On doit commencer par mettre de l’eau dans le tonneau, car si l’on met la matiere épaisse la premiere, elle s’engorge, on ne peut point tourner la manivelle & faire mouvoir l’arbre : elle se doit mettre peu-à-peu. Quand on a agite cette premiere matiere l’espace d’un quart d’heure, il faut la laisser reposer pendant une heure au-moins, après quoi on fait jouer la pompe de façon que l’eau coule très-doucement dans le tonneau à laver. Pendant qu’on tourne la manivelle, ce qui peut se faire par le moyen d’un long tuyau, mettez assez d’eau pour qu’elle regorge du tonneau & entraîne avec elle toutes les cendres legeres dans la cuve, & il ne restera presque que la matiere métallique que sa pesanteur y aura fait précipiter ; il faut la retirer & la mettre à part pour être achevée d’être lavée à la main, suivant le procédé de la premiere opération. Laissez après cela reposer la matiere qui est dans la cuve jusqu’à ce que l’eau soit claire, après quoi ouvrez un des bouchons qui est à la cuve à la hauteur de la matiere que vous jugez être dedans, que l’on peut mesurer, & plûtôt le bouchon supérieur que l’inférieur, parce que vous êtes toûjours à tems d’ouvrir celui de dessous ; & au contraire si vous ouvrez trop bas vous laisserez échapper la matiere. Continuez l’opération sur le reste des cendres jusqu’à ce qu’elles ayent toutes été lavées de cette maniere ; mettez ensuite cette terre lavée dans la grande cuve où vous avez dejà placé le reste de la terre provenant des creusets, pour le tout être passé & broyé avec le vif argent.
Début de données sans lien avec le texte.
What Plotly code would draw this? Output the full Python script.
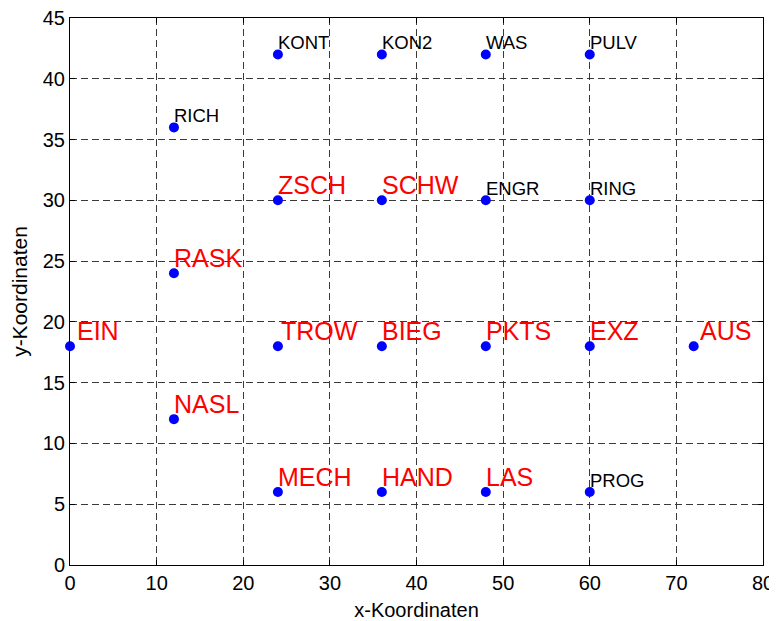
import plotly.graph_objects as go

names = ["EIN", "RASK", "NASL", "RICH", "KONT", "KON2", "WAS", "PULV",
         "ZSCH", "SCHW", "ENGR", "RING", "TROW", "BIEG", "PKTS", "EXZ",
         "AUS", "MECH", "HAND", "LAS", "PROG"]
x_vals = [0, 12, 12, 12, 24, 36, 48, 60,
          24, 36, 48, 60, 24, 36, 48, 60,
          72, 24, 36, 48, 60]
y_vals = [18, 24, 12, 36, 42, 42, 42, 42,
          30, 30, 30, 30, 18, 18, 18, 18,
          18, 6, 6, 6, 6]
highlight = [True, True, True, False, False, False, False, False,
             True, True, False, False, True, True, True, True,
             True, True, True, True, False]

x_ticks = list(range(0, 81, 10))
y_ticks = list(range(0, 46, 5))

FONT = "Liberation Sans, Arial, sans-serif"

# small per-label nudges (pixels) seen in the reference
extra_xshift = {"EIN": 7, "AUS": 6, "TROW": 3}

fig = go.Figure()
fig.add_trace(go.Scatter(
    x=x_vals, y=y_vals, mode="markers",
    marker=dict(color="#0000ff", size=10, line=dict(width=0)),
    showlegend=False, hoverinfo="skip", cliponaxis=False,
))

for n, xv, yv, h in zip(names, x_vals, y_vals, highlight):
    fig.add_annotation(
        x=xv, y=yv, text=n, showarrow=False,
        xanchor="left", yanchor="bottom",
        xshift=-1 + extra_xshift.get(n, 0), yshift=0,
        borderpad=0,
        font=dict(family=FONT, size=25 if h else 18.5,
                  color="#ff0000" if h else "#000000"),
    )

axis_common = dict(
    showline=True, linecolor="black", linewidth=1, mirror="ticks",
    ticks="inside", ticklen=5, tickcolor="black", tickwidth=1,
    showgrid=True, gridcolor="#3a3a3a", griddash="7px,4px", gridwidth=1,
    zeroline=False, automargin=False, ticklabeloverflow="allow",
    tickfont=dict(family=FONT, size=20, color="black"),
)

fig.update_xaxes(range=[0, 80], tickvals=x_ticks,
                 title=dict(text="x-Koordinaten", standoff=10,
                            font=dict(family=FONT, size=20, color="black")),
                 **axis_common)
fig.update_yaxes(range=[0, 45], tickvals=y_ticks,
                 title=dict(text="y-Koordinaten", standoff=12,
                            font=dict(family=FONT, size=21, color="black")),
                 **axis_common)

fig.update_layout(
    width=769, height=613,
    margin=dict(l=62, r=14, t=10, b=56, pad=0),
    paper_bgcolor="white", plot_bgcolor="white",
    font=dict(family=FONT),
)

fig.write_html("out.html")
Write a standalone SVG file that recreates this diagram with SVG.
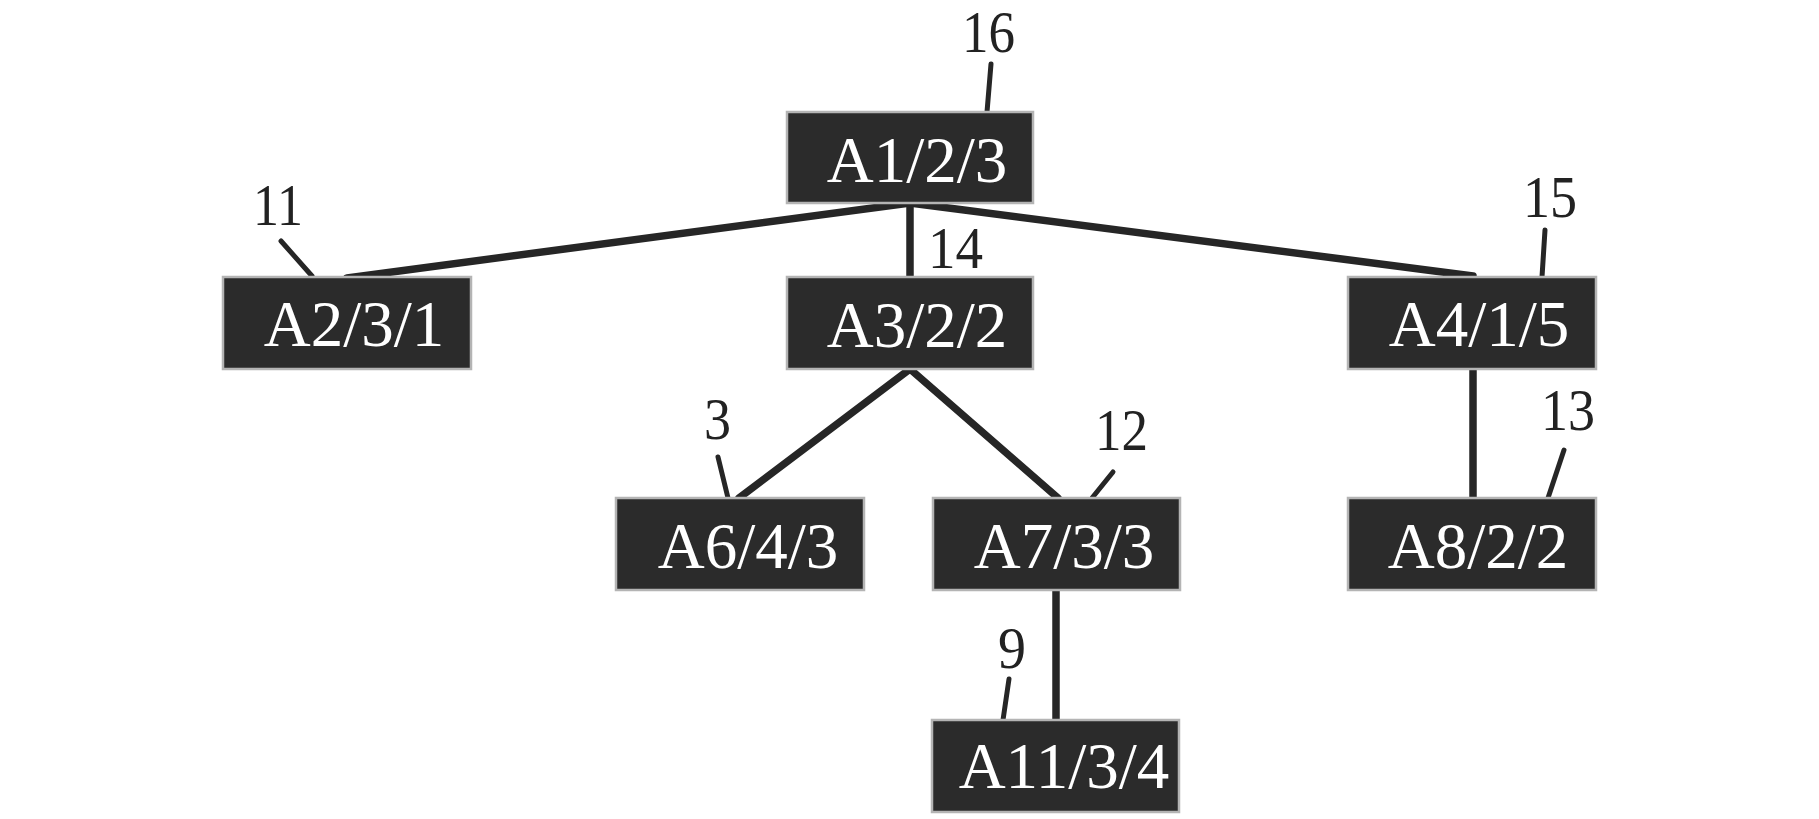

Pour ce qui est des matieres métalliques qui sont restées à chaque lotion au fond du tonneau, & que l’on acheve de laver à la main, on en fait l’assemblage. comme il est dit ci-devant, pour la matiere provenant des creusets : par cette lotion, on retire non-seulement les trois quarts de la matiere contenue dans les terres ou cendres, mais encore le reste se trouve beaucoup mieux préparé pour être moulu ; car lorsque la matiere est salée, cela lui donne un gras qui la fait glisser sur le mercure, & ne sauroit s’amalgamer avec lui, c’est inutilement qu’on fait cette trituration sans cette condition.